= Rancho Corte Madera de Novato =

Mexican land grant in California

Rancho Corte Madera de Novato was a 8879 acre Mexican land grant in present day Marin County, California given in 1839 by Governor Juan Alvarado to John Martin. The name means the "lumber mill of Novato". The grant extended along Hicks Valley north west of present day Novato.

==History==
Englishman John (Juan) Martin (1787-1860) came to Yerba Buena in 1822, on the "Orion" (which also brought William A. Richardson). In 1826, Martin married Maria Tomasa Antonia Dominga Cantua, and settled at the Presidio of San Francisco. By 1832, he was farming near Sonoma. In 1837 he moved to Corte Madera de Novato where he was granted two square leagues in 1840. He lived there with his wife and the families of his children.

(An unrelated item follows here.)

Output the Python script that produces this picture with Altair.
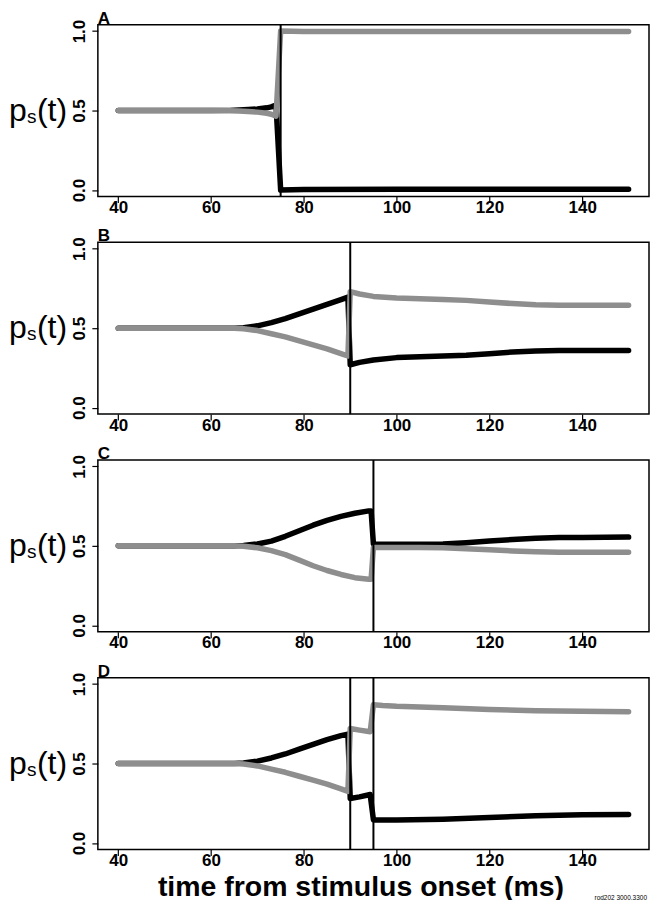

With the cession of California to the United States following the Mexican-American War, the 1848 Treaty of Guadalupe Hidalgo provided that the land grants would be honored. As required by the Land Act of 1851, a claim for Rancho Corte Madera de Novato was filed with the Public Land Commission in 1852, and the grant was patented to John Martin in 1863.

In 1852, Martin sold one square mile of the rancho to their daughter, Loretta and her husband, George Brewer. At the same time they granted another square mile to Loretta alone. In 1853, George Brewer, tried to have John Martin declared mentally incompetent, but lost the court case, and Martin began to divest himself of his land holdings. Brewer died in 1853, and Martin and Tomasa lived with Loretta. John Martin was dead by 1860, and Tomasa married Manuel Barra.

In 1855, William ("Uncle Billy") Hicks (1817-1884), who came to California with the Chiles-Walker party in 1843, bought 4000 acre of Rancho Corte Madera de Novato. He was an absentee landlord, living on Rancho Sanjon de los Moquelumnes, but Hicks Valley, and Hicks Mountain are named for him.